## Supplied data
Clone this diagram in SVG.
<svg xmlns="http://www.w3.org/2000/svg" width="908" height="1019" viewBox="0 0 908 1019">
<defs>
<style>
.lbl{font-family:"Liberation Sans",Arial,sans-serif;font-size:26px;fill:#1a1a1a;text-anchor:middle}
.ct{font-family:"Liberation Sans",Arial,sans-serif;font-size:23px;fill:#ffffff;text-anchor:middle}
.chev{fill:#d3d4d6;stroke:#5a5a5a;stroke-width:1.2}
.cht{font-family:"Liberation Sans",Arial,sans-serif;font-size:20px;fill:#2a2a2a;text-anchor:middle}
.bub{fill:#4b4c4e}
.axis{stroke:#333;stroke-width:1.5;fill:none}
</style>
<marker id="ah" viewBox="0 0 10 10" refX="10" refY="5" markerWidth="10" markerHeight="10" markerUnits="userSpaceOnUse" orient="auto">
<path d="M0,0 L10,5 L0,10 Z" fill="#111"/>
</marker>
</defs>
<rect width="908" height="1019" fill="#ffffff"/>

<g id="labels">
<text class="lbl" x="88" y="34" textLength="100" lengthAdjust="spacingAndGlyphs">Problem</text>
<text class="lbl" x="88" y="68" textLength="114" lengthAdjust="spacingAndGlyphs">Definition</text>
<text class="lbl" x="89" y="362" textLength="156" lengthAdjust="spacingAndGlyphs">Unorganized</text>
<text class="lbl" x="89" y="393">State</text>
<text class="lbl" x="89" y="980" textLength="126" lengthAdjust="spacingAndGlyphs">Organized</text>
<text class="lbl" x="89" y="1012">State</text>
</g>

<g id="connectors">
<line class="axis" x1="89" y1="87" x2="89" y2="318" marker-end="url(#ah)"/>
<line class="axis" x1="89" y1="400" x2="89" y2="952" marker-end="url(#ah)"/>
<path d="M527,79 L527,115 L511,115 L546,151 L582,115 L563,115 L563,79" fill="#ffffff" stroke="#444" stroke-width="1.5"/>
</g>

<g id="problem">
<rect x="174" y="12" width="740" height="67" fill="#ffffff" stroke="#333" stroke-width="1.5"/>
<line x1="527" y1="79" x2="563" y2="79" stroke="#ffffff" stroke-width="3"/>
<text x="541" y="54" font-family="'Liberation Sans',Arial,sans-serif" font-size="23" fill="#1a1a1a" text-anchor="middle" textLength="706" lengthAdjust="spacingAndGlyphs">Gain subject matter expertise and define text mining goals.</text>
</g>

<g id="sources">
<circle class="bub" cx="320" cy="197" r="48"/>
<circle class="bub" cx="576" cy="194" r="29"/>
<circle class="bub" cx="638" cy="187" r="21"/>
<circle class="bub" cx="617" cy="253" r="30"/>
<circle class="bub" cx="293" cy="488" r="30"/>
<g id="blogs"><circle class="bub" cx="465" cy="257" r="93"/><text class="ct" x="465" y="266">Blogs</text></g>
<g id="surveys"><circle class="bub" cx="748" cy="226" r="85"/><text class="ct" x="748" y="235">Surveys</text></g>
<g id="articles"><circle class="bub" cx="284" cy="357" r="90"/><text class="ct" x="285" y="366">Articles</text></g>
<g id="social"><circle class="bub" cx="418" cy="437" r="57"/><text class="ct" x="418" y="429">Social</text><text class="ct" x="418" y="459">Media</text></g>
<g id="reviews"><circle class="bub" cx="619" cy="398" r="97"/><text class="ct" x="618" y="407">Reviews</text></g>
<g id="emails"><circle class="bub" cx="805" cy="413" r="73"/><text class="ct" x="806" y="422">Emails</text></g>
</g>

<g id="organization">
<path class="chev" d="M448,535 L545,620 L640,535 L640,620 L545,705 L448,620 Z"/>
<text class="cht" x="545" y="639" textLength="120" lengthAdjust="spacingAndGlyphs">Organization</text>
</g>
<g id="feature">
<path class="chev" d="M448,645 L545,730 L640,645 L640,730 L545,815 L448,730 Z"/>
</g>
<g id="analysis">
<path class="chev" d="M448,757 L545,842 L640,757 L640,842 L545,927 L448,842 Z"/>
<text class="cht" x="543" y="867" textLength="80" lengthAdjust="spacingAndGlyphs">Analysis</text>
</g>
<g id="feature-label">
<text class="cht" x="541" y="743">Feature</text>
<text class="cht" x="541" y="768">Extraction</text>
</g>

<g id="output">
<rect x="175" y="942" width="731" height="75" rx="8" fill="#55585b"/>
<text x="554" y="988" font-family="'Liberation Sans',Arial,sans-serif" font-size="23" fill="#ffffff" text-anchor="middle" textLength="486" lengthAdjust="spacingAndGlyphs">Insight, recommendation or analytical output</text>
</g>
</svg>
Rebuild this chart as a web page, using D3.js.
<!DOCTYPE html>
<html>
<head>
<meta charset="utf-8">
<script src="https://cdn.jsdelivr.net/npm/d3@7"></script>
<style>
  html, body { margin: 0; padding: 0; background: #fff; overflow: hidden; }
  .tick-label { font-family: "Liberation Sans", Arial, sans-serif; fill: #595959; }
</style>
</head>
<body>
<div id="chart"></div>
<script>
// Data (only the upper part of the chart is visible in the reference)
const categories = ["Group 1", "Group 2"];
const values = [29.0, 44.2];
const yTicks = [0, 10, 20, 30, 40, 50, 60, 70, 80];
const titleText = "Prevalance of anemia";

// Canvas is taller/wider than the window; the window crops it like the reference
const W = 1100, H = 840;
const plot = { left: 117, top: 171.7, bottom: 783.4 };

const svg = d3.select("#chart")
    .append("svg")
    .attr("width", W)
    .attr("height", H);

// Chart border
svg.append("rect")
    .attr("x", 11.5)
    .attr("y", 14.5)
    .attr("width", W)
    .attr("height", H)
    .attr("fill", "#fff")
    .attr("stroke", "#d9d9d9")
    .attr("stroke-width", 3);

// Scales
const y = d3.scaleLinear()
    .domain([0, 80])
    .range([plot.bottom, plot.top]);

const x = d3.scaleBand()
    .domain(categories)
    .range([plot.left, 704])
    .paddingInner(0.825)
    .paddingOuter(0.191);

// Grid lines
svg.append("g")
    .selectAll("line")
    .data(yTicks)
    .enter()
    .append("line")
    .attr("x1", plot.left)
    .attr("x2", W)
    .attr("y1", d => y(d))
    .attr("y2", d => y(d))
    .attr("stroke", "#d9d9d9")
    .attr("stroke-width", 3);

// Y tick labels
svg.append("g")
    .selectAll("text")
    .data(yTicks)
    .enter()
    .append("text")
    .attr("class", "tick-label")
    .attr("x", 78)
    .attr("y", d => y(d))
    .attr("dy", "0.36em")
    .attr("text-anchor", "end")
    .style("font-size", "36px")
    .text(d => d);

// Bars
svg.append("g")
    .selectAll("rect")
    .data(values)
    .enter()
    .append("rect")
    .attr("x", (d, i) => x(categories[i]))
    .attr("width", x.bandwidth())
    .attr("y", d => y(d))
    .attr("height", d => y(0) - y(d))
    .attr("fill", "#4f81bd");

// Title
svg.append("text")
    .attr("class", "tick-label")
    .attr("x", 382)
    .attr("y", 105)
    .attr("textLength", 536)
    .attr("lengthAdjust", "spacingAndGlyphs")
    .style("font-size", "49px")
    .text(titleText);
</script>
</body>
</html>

## Problem to work on
Make an exact copy of every entry.

## Result of the task
Clone this diagram in SVG.
<svg xmlns="http://www.w3.org/2000/svg" width="908" height="1019" viewBox="0 0 908 1019">
<defs>
<style>
.lbl{font-family:"Liberation Sans",Arial,sans-serif;font-size:26px;fill:#1a1a1a;text-anchor:middle}
.ct{font-family:"Liberation Sans",Arial,sans-serif;font-size:23px;fill:#ffffff;text-anchor:middle}
.chev{fill:#d3d4d6;stroke:#5a5a5a;stroke-width:1.2}
.cht{font-family:"Liberation Sans",Arial,sans-serif;font-size:20px;fill:#2a2a2a;text-anchor:middle}
.bub{fill:#4b4c4e}
.axis{stroke:#333;stroke-width:1.5;fill:none}
</style>
<marker id="ah" viewBox="0 0 10 10" refX="10" refY="5" markerWidth="10" markerHeight="10" markerUnits="userSpaceOnUse" orient="auto">
<path d="M0,0 L10,5 L0,10 Z" fill="#111"/>
</marker>
</defs>
<rect width="908" height="1019" fill="#ffffff"/>

<g id="labels">
<text class="lbl" x="88" y="34" textLength="100" lengthAdjust="spacingAndGlyphs">Problem</text>
<text class="lbl" x="88" y="68" textLength="114" lengthAdjust="spacingAndGlyphs">Definition</text>
<text class="lbl" x="89" y="362" textLength="156" lengthAdjust="spacingAndGlyphs">Unorganized</text>
<text class="lbl" x="89" y="393">State</text>
<text class="lbl" x="89" y="980" textLength="126" lengthAdjust="spacingAndGlyphs">Organized</text>
<text class="lbl" x="89" y="1012">State</text>
</g>

<g id="connectors">
<line class="axis" x1="89" y1="87" x2="89" y2="318" marker-end="url(#ah)"/>
<line class="axis" x1="89" y1="400" x2="89" y2="952" marker-end="url(#ah)"/>
<path d="M527,79 L527,115 L511,115 L546,151 L582,115 L563,115 L563,79" fill="#ffffff" stroke="#444" stroke-width="1.5"/>
</g>

<g id="problem">
<rect x="174" y="12" width="740" height="67" fill="#ffffff" stroke="#333" stroke-width="1.5"/>
<line x1="527" y1="79" x2="563" y2="79" stroke="#ffffff" stroke-width="3"/>
<text x="541" y="54" font-family="'Liberation Sans',Arial,sans-serif" font-size="23" fill="#1a1a1a" text-anchor="middle" textLength="706" lengthAdjust="spacingAndGlyphs">Gain subject matter expertise and define text mining goals.</text>
</g>

<g id="sources">
<circle class="bub" cx="320" cy="197" r="48"/>
<circle class="bub" cx="576" cy="194" r="29"/>
<circle class="bub" cx="638" cy="187" r="21"/>
<circle class="bub" cx="617" cy="253" r="30"/>
<circle class="bub" cx="293" cy="488" r="30"/>
<g id="blogs"><circle class="bub" cx="465" cy="257" r="93"/><text class="ct" x="465" y="266">Blogs</text></g>
<g id="surveys"><circle class="bub" cx="748" cy="226" r="85"/><text class="ct" x="748" y="235">Surveys</text></g>
<g id="articles"><circle class="bub" cx="284" cy="357" r="90"/><text class="ct" x="285" y="366">Articles</text></g>
<g id="social"><circle class="bub" cx="418" cy="437" r="57"/><text class="ct" x="418" y="429">Social</text><text class="ct" x="418" y="459">Media</text></g>
<g id="reviews"><circle class="bub" cx="619" cy="398" r="97"/><text class="ct" x="618" y="407">Reviews</text></g>
<g id="emails"><circle class="bub" cx="805" cy="413" r="73"/><text class="ct" x="806" y="422">Emails</text></g>
</g>

<g id="organization">
<path class="chev" d="M448,535 L545,620 L640,535 L640,620 L545,705 L448,620 Z"/>
<text class="cht" x="545" y="639" textLength="120" lengthAdjust="spacingAndGlyphs">Organization</text>
</g>
<g id="feature">
<path class="chev" d="M448,645 L545,730 L640,645 L640,730 L545,815 L448,730 Z"/>
</g>
<g id="analysis">
<path class="chev" d="M448,757 L545,842 L640,757 L640,842 L545,927 L448,842 Z"/>
<text class="cht" x="543" y="867" textLength="80" lengthAdjust="spacingAndGlyphs">Analysis</text>
</g>
<g id="feature-label">
<text class="cht" x="541" y="743">Feature</text>
<text class="cht" x="541" y="768">Extraction</text>
</g>

<g id="output">
<rect x="175" y="942" width="731" height="75" rx="8" fill="#55585b"/>
<text x="554" y="988" font-family="'Liberation Sans',Arial,sans-serif" font-size="23" fill="#ffffff" text-anchor="middle" textLength="486" lengthAdjust="spacingAndGlyphs">Insight, recommendation or analytical output</text>
</g>
</svg>
Rebuild this chart as a web page, using D3.js.
<!DOCTYPE html>
<html>
<head>
<meta charset="utf-8">
<script src="https://cdn.jsdelivr.net/npm/d3@7"></script>
<style>
  html, body { margin: 0; padding: 0; background: #fff; overflow: hidden; }
  .tick-label { font-family: "Liberation Sans", Arial, sans-serif; fill: #595959; }
</style>
</head>
<body>
<div id="chart"></div>
<script>
// Data (only the upper part of the chart is visible in the reference)
const categories = ["Group 1", "Group 2"];
const values = [29.0, 44.2];
const yTicks = [0, 10, 20, 30, 40, 50, 60, 70, 80];
const titleText = "Prevalance of anemia";

// Canvas is taller/wider than the window; the window crops it like the reference
const W = 1100, H = 840;
const plot = { left: 117, top: 171.7, bottom: 783.4 };

const svg = d3.select("#chart")
    .append("svg")
    .attr("width", W)
    .attr("height", H);

// Chart border
svg.append("rect")
    .attr("x", 11.5)
    .attr("y", 14.5)
    .attr("width", W)
    .attr("height", H)
    .attr("fill", "#fff")
    .attr("stroke", "#d9d9d9")
    .attr("stroke-width", 3);

// Scales
const y = d3.scaleLinear()
    .domain([0, 80])
    .range([plot.bottom, plot.top]);

const x = d3.scaleBand()
    .domain(categories)
    .range([plot.left, 704])
    .paddingInner(0.825)
    .paddingOuter(0.191);

// Grid lines
svg.append("g")
    .selectAll("line")
    .data(yTicks)
    .enter()
    .append("line")
    .attr("x1", plot.left)
    .attr("x2", W)
    .attr("y1", d => y(d))
    .attr("y2", d => y(d))
    .attr("stroke", "#d9d9d9")
    .attr("stroke-width", 3);

// Y tick labels
svg.append("g")
    .selectAll("text")
    .data(yTicks)
    .enter()
    .append("text")
    .attr("class", "tick-label")
    .attr("x", 78)
    .attr("y", d => y(d))
    .attr("dy", "0.36em")
    .attr("text-anchor", "end")
    .style("font-size", "36px")
    .text(d => d);

// Bars
svg.append("g")
    .selectAll("rect")
    .data(values)
    .enter()
    .append("rect")
    .attr("x", (d, i) => x(categories[i]))
    .attr("width", x.bandwidth())
    .attr("y", d => y(d))
    .attr("height", d => y(0) - y(d))
    .attr("fill", "#4f81bd");

// Title
svg.append("text")
    .attr("class", "tick-label")
    .attr("x", 382)
    .attr("y", 105)
    .attr("textLength", 536)
    .attr("lengthAdjust", "spacingAndGlyphs")
    .style("font-size", "49px")
    .text(titleText);
</script>
</body>
</html>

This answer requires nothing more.